À la lecture de ces passages de la bible, le moins qu’on puisse conclure, c’est que dieu n’est pas très en faveur des recensements. Pourquoi ? Difficile à dire. Mais, les desseins de dieu sont impénétrables. Pour nous aider à comprendre, Émile Nicole, dans un texte de 1988, nous explique que « Pour les anciens […], compter les sujets d’un État […] était une opération risquée. […] La crainte de porter atteinte aux droits de Dieu (ou des dieux) était telle que dans les États anciens où le recensement était pratiqué, il était toujours accompagné de cérémonies expiatoires ou purificatrices destinées à apaiser les dieux. »
Quel raisonnement tordu ! Que de contorsions mentales faut-il faire pour arriver à justifier et tenter d’expliquer ces croyances. Mais c’est ici qu’apparaît toute l’horreur de la situation : nous avons de bonnes raisons de croire que des décisions engageant la destinée de notre pays sont prises sur la base de ces croyances archaïques et injustifiées dans un monde où la science permet une connaissance objective du monde dans lequel nous vivons.

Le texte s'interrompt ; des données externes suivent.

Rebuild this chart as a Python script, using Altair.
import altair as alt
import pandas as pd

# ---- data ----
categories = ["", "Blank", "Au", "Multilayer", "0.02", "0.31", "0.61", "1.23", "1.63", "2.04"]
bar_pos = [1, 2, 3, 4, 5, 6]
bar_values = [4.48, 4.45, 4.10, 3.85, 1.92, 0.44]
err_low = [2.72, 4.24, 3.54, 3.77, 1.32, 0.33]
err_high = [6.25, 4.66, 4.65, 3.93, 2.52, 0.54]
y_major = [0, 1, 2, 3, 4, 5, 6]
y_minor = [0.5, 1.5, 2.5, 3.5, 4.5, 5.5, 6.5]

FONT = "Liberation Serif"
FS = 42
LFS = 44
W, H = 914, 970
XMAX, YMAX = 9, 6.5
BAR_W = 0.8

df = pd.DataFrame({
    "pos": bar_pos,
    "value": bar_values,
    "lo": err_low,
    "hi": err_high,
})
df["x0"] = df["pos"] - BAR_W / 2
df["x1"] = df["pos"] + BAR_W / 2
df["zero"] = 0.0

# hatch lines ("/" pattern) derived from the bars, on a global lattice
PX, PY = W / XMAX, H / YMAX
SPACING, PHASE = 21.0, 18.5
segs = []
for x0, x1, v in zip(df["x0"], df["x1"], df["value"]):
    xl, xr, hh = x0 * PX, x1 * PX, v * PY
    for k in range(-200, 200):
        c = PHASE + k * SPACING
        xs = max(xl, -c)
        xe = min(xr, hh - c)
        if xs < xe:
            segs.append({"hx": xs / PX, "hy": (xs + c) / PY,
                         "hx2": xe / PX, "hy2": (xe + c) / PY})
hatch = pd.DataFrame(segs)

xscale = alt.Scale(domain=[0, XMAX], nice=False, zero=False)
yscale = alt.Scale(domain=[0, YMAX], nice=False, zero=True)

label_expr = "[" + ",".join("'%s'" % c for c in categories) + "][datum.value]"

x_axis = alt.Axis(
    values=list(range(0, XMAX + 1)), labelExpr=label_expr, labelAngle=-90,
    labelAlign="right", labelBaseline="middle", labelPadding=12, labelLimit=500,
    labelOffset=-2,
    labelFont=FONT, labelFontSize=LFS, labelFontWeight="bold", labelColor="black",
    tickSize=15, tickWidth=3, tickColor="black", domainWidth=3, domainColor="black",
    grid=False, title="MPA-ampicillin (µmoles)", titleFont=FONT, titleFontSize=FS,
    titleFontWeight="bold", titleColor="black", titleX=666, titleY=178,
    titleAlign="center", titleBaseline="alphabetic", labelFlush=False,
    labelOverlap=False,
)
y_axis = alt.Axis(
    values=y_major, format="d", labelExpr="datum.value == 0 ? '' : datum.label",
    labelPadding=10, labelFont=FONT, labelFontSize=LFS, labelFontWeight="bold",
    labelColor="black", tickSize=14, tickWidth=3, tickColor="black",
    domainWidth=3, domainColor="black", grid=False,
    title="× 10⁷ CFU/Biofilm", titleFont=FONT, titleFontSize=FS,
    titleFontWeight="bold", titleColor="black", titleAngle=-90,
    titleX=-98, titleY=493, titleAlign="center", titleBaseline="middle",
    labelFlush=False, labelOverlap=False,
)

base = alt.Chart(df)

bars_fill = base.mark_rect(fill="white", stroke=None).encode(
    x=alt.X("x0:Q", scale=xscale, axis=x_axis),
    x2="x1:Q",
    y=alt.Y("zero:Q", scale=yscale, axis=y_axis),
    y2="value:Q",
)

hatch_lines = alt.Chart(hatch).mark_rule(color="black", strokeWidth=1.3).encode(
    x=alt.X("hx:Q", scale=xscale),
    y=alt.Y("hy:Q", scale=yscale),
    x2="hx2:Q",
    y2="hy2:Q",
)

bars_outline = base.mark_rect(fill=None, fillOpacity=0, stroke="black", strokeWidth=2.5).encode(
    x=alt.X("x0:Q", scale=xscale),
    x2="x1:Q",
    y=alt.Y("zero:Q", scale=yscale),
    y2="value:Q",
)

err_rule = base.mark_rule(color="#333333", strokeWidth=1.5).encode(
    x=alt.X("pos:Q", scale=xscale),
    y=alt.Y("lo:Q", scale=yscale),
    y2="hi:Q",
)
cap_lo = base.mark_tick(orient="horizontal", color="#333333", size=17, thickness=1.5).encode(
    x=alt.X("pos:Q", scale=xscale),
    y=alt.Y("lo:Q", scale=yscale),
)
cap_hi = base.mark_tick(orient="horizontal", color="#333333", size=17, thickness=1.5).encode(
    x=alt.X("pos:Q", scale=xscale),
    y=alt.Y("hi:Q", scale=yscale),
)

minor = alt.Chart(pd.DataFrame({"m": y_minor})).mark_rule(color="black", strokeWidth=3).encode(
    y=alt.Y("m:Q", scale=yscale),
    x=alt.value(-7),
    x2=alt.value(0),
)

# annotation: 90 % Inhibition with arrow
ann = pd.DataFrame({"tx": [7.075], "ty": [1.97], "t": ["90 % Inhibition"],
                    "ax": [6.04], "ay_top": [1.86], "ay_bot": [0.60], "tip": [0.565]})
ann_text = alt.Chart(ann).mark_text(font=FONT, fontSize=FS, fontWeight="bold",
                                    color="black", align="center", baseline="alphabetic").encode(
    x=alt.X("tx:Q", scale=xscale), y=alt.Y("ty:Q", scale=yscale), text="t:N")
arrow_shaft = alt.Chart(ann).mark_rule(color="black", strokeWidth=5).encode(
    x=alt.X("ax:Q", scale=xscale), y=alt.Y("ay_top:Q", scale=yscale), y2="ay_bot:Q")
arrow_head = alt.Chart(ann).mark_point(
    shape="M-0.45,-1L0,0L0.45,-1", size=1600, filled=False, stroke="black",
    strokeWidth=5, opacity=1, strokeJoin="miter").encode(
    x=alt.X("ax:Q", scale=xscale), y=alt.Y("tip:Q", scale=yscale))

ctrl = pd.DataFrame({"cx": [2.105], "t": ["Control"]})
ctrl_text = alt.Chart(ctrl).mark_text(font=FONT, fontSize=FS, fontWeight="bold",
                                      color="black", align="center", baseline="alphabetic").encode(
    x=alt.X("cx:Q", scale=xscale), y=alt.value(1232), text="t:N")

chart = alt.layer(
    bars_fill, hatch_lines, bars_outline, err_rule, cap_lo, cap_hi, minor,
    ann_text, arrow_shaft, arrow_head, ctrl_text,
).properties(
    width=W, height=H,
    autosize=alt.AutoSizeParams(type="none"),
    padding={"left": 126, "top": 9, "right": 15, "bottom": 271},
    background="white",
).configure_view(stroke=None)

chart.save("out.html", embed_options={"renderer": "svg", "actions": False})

Pour revenir à Stephen Harper, nous imaginons aisément que sa dernière intention est de porter atteinte aux droits de Dieu ! Pour lui montrer sa bonne volonté, il va même jusqu’à se préoccuper du droit à la vie privée des enfants de dieu canadiens. Disons, qu’il semble jouer de prudence : on ne badine pas avec les desseins de dieu.
Par contre, éliminer totalement le recensement canadien aurait été une entreprise comportant un trop grand risque d’alerter les autres nations. On peut donc l’imaginer, discutant avec dieu, et lui proposant le compromis du questionnaire court. Le premier ministre canadien est un fin négociateur. Dieu a dû accepter. La preuve, c’est que le peuple canadien n’a reçu aucune plaie suite au dernier recensement !
Genèse 1
- Dieu les bénit, et Dieu leur dit : Soyez féconds, multipliez, remplissez la terre, et l’assujettissez ; et dominez sur les poissons de la mer, sur les oiseaux du ciel, et sur tout animal qui se meut sur la terre.

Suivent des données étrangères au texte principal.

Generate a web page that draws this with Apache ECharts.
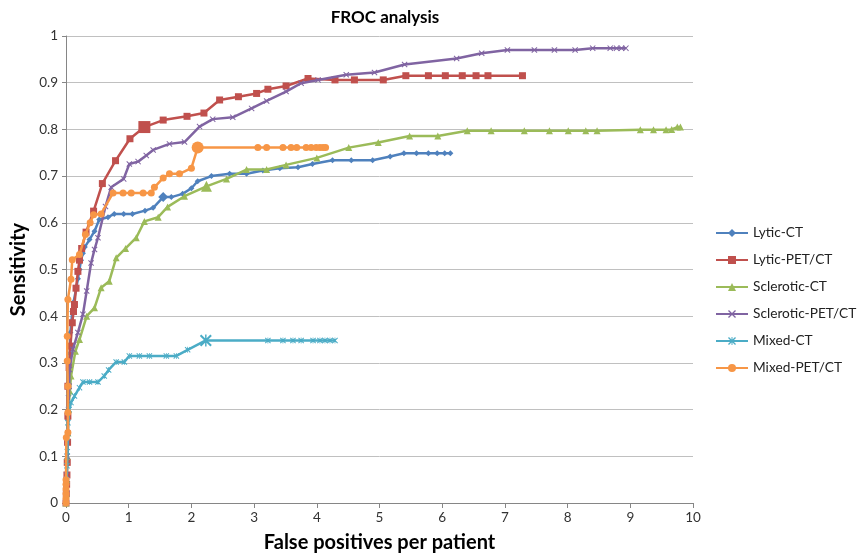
<!DOCTYPE html>
<html>
<head>
<meta charset="utf-8">
<script src="https://cdn.jsdelivr.net/npm/echarts@6/dist/echarts.min.js"></script>
<style>html,body{margin:0;padding:0;background:#fff}#c{width:857px;height:558px}</style>
</head>
<body>
<div id="c"></div>
<script>
const seriesNames = ['Lytic-CT','Lytic-PET/CT','Sclerotic-CT','Sclerotic-PET/CT','Mixed-CT','Mixed-PET/CT'];
const xTicks = [0,1,2,3,4,5,6,7,8,9,10];
const yTicks = [0,0.1,0.2,0.3,0.4,0.5,0.6,0.7,0.8,0.9,1];

const lyticCT = [[0,0],[0.005,0.02],[0.01,0.05],[0.015,0.09],[0.02,0.13],[0.03,0.18],[0.04,0.23],[0.05,0.28],[0.06,0.32],[0.07,0.365],[0.1,0.41],[0.12,0.43],[0.16,0.457],[0.19,0.48],[0.215,0.5],[0.24,0.52],[0.27,0.535],[0.3,0.548],[0.375,0.564],[0.455,0.582],[0.53,0.607],[0.67,0.612],[0.77,0.619],[0.92,0.619],[1.06,0.619],[1.26,0.626],[1.39,0.632],[1.55,0.655],[1.68,0.655],[1.86,0.662],[2.0,0.674],[2.1,0.689],[2.32,0.7],[2.61,0.705],[2.88,0.705],[3.14,0.712],[3.41,0.717],[3.7,0.719],[3.93,0.726],[4.25,0.734],[4.55,0.734],[4.89,0.734],[5.17,0.742],[5.39,0.749],[5.59,0.749],[5.78,0.749],[5.92,0.749],[6.04,0.749],[6.13,0.749]];
const lyticPET = [[0,0],[0.005,0.02],[0.01,0.04],[0.015,0.06],[0.02,0.087],[0.025,0.13],[0.03,0.186],[0.03,0.25],[0.05,0.29],[0.07,0.336],[0.1,0.386],[0.12,0.41],[0.135,0.425],[0.16,0.46],[0.19,0.496],[0.215,0.52],[0.25,0.545],[0.32,0.58],[0.44,0.625],[0.58,0.684],[0.79,0.733],[1.02,0.78],[1.25,0.805],[1.55,0.82],[1.93,0.828],[2.2,0.835],[2.45,0.863],[2.75,0.87],[3.04,0.877],[3.22,0.886],[3.51,0.893],[3.86,0.909],[4.29,0.906],[4.6,0.906],[5.06,0.906],[5.42,0.915],[5.78,0.915],[6.05,0.915],[6.32,0.915],[6.54,0.915],[6.73,0.915],[7.28,0.915]];
const scleroticCT = [[0,0],[0.005,0.02],[0.01,0.05],[0.02,0.1],[0.03,0.15],[0.04,0.2],[0.06,0.24],[0.08,0.272],[0.15,0.325],[0.215,0.35],[0.33,0.4],[0.455,0.418],[0.56,0.461],[0.69,0.475],[0.8,0.525],[0.95,0.545],[1.12,0.568],[1.25,0.603],[1.47,0.612],[1.62,0.634],[1.89,0.657],[2.24,0.678],[2.56,0.694],[2.88,0.714],[3.2,0.714],[3.51,0.724],[4.0,0.739],[4.51,0.761],[4.98,0.772],[5.48,0.786],[5.93,0.786],[6.4,0.797],[6.78,0.797],[7.31,0.797],[7.71,0.797],[8.01,0.797],[8.29,0.797],[8.47,0.797],[9.16,0.799],[9.37,0.799],[9.57,0.799],[9.66,0.8],[9.75,0.805],[9.8,0.805]];
const scleroticPET = [[0,0],[0.005,0.03],[0.01,0.06],[0.02,0.1],[0.03,0.15],[0.04,0.2],[0.05,0.25],[0.056,0.286],[0.11,0.329],[0.19,0.365],[0.27,0.404],[0.33,0.454],[0.4,0.514],[0.455,0.543],[0.51,0.568],[0.63,0.635],[0.72,0.676],[0.92,0.694],[1.01,0.726],[1.15,0.731],[1.28,0.744],[1.39,0.756],[1.65,0.769],[1.89,0.773],[2.13,0.806],[2.34,0.822],[2.66,0.826],[2.96,0.845],[3.2,0.861],[3.51,0.881],[3.75,0.899],[4.02,0.906],[4.47,0.917],[4.92,0.922],[5.4,0.939],[6.23,0.952],[6.63,0.963],[7.04,0.97],[7.47,0.97],[7.79,0.97],[8.12,0.97],[8.4,0.974],[8.68,0.974],[8.78,0.974],[8.86,0.974],[8.93,0.974]];
const mixedCT = [[0,0],[0.005,0.02],[0.01,0.05],[0.015,0.08],[0.02,0.11],[0.025,0.14],[0.03,0.172],[0.05,0.2],[0.08,0.215],[0.135,0.229],[0.215,0.247],[0.27,0.259],[0.375,0.259],[0.51,0.259],[0.61,0.272],[0.68,0.285],[0.8,0.302],[0.93,0.302],[1.01,0.315],[1.17,0.315],[1.33,0.315],[1.6,0.315],[1.76,0.315],[1.94,0.328],[2.23,0.348],[3.22,0.348],[3.46,0.348],[3.62,0.348],[3.75,0.348],[3.94,0.348],[4.05,0.348],[4.13,0.348],[4.21,0.348],[4.29,0.348]];
const mixedPET = [[0,0],[0,0.01],[0,0.02],[0,0.03],[0,0.04],[0,0.05],[0.005,0.14],[0.03,0.151],[0.03,0.194],[0.03,0.25],[0.02,0.304],[0.02,0.357],[0.03,0.436],[0.08,0.479],[0.1,0.521],[0.215,0.532],[0.31,0.575],[0.385,0.6],[0.44,0.617],[0.56,0.619],[0.75,0.664],[0.91,0.664],[1.04,0.664],[1.23,0.664],[1.36,0.664],[1.41,0.676],[1.55,0.696],[1.65,0.705],[1.81,0.705],[2.0,0.717],[2.1,0.761],[3.06,0.761],[3.2,0.761],[3.46,0.761],[3.59,0.761],[3.68,0.761],[3.83,0.761],[3.91,0.761],[3.99,0.761],[4.05,0.761],[4.1,0.761],[4.14,0.761]];

const colors = ['#4F81BD','#C0504D','#9BBB59','#8064A2','#4BACC6','#F79646'];
const xSym = 'path://M0,1.2L1.2,0L5,3.8L8.8,0L10,1.2L6.2,5L10,8.8L8.8,10L5,6.2L1.2,10L0,8.8L3.8,5Z';
const starSym = 'path://M0,1.2L1.2,0L5,3.8L8.8,0L10,1.2L6.2,5L10,8.8L8.8,10L5,6.2L1.2,10L0,8.8L3.8,5Z M4.4,0L5.6,0L5.6,10L4.4,10Z';

const cfg = [
  {data: lyticCT, symbol: 'diamond', size: 6, big: 1.55, bigSize: 10},
  {data: lyticPET, symbol: 'rect', size: 7, big: 1.25, bigSize: 12},
  {data: scleroticCT, symbol: 'triangle', size: 7, big: 2.24, bigSize: 11},
  {data: scleroticPET, symbol: xSym, size: 6, big: null, bigSize: 6},
  {data: mixedCT, symbol: starSym, size: 6, big: 2.23, bigSize: 12},
  {data: mixedPET, symbol: 'circle', size: 7, big: 2.1, bigSize: 12}
];

const chart = echarts.init(document.getElementById('c'), null, {renderer: 'canvas'});
const font = 'Lato, "Open Sans", sans-serif';
chart.setOption({
  animation: false,
  textStyle: {fontFamily: font},
  color: colors,
  title: {
    text: 'FROC analysis', left: 380, top: 4, textAlign: 'center',
    textStyle: {fontFamily: font, fontSize: 17, fontWeight: 'bold', color: '#000'}
  },
  legend: {
    orient: 'vertical', left: 710, top: 221,
    itemWidth: 32, itemHeight: 10, itemGap: 13,
    textStyle: {fontFamily: font, fontSize: 13.7, color: '#222'},
    data: seriesNames
  },
  grid: {left: 66, right: 164, top: 36, bottom: 54},
  xAxis: {
    type: 'value', min: xTicks[0], max: xTicks[xTicks.length-1], interval: 1,
    name: 'False positives per patient', nameLocation: 'middle', nameGap: 30,
    nameTextStyle: {fontFamily: font, fontSize: 20, fontWeight: 'bold', color: '#000'},
    axisLine: {show: true, lineStyle: {color: '#868686', width: 1}},
    axisTick: {show: true, length: 5, lineStyle: {color: '#868686'}},
    axisLabel: {fontFamily: font, fontSize: 13.5, color: '#333', margin: 8},
    splitLine: {show: false}
  },
  yAxis: {
    type: 'value', min: yTicks[0], max: yTicks[yTicks.length-1], interval: 0.1,
    name: 'Sensitivity', nameLocation: 'middle', nameGap: 32, nameRotate: 90,
    nameTextStyle: {fontFamily: font, fontSize: 20, fontWeight: 'bold', color: '#000'},
    axisLine: {show: true, lineStyle: {color: '#868686', width: 1}},
    axisTick: {show: true, length: 4, lineStyle: {color: '#868686'}},
    axisLabel: {fontFamily: font, fontSize: 13.5, color: '#333', margin: 8},
    splitLine: {show: true, lineStyle: {color: '#C0C0C0', width: 1}}
  },
  series: cfg.map((c, i) => ({
    name: seriesNames[i],
    type: 'line',
    data: c.data,
    clip: false,
    symbol: c.symbol,
    symbolSize: (v) => (c.big !== null && v[0] === c.big) ? c.bigSize : c.size,
    showAllSymbol: true,
    lineStyle: {width: 2.5, color: colors[i]},
    itemStyle: {color: colors[i], borderColor: colors[i], borderWidth: 0},
    emphasis: {disabled: true},
    z: 2 + i
  }))
});
</script>
</body>
</html>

Pour en remettre un peu plus, certains observateurs prétendent que Stephen Harper ne s’est jamais distancié de la Cornwall Alliance for the Stewardship of Creation (l’Alliance Cornwall pour l’administration de la création) qui aussi, à partir d’une approche littérale de la bible, émet des avis climatosceptiques basés sur ce seul verset de la Genèse qui rapporte les paroles de dieu à Adam et Ève. Ces avis permettent de justifier l’exploitation des ressources sans aucune restriction puisque dieu a donné ce mandat aux hommes qui seraient bien mal venus de s’opposer à la volonté divine. Que les conséquences statistiques en soient les bénéfices marginaux dont on voit les conséquences dramatiques dans la publication des résultats. Par exemple, le 11 septembre dernier, Statistique Canada a diffusé les données de l’ENM de 2011 concernant les revenus. Ces données présentent des résultats parcellaires, comme le taux d’emploi d’une certaine région, les revenus d’emploi d’individus d’une autre région, le revenu du canadien médian. Mais ces chiffres ne permettent nullement de savoir si les choses s’améliorent où se détériorent. Avec ces données morcelées, nous sommes contraints à nous rabattre sur des faits anecdotiques publiés dans les médias. La fin d’une collecte systématique et rigoureuse d’informations sur la société nous prive de cadres de références essentiels à la compréhension de l’évolution de la société.
Statistique Canada nous éclaire : « Toute modification significative apportée au contenu ou à la méthode d’enquête peut avoir une incidence sur la comparabilité des données au fil du temps, et cela concerne également l’ENM. »
La nouvelle stratégie de recensement crée des trous irréparables dans les données. Cette décision aura des impacts majeurs même si un autre gouvernement revient à la stratégie convenable. Ces données sont perdues à tout jamais. Et nous pouvons raisonnablement penser qu’une doctrine religieuse en est la cause.
D’autant plus que la doctrine évangéliste, où chacun considère dieu comme son sauveur personnel, sert merveilleusement les idéologies libertarienne et multiculturaliste qui mettent les droits individuels au-dessus des droits collectifs et qui servent à diviser beaucoup plus qu’à unir les Canadiens.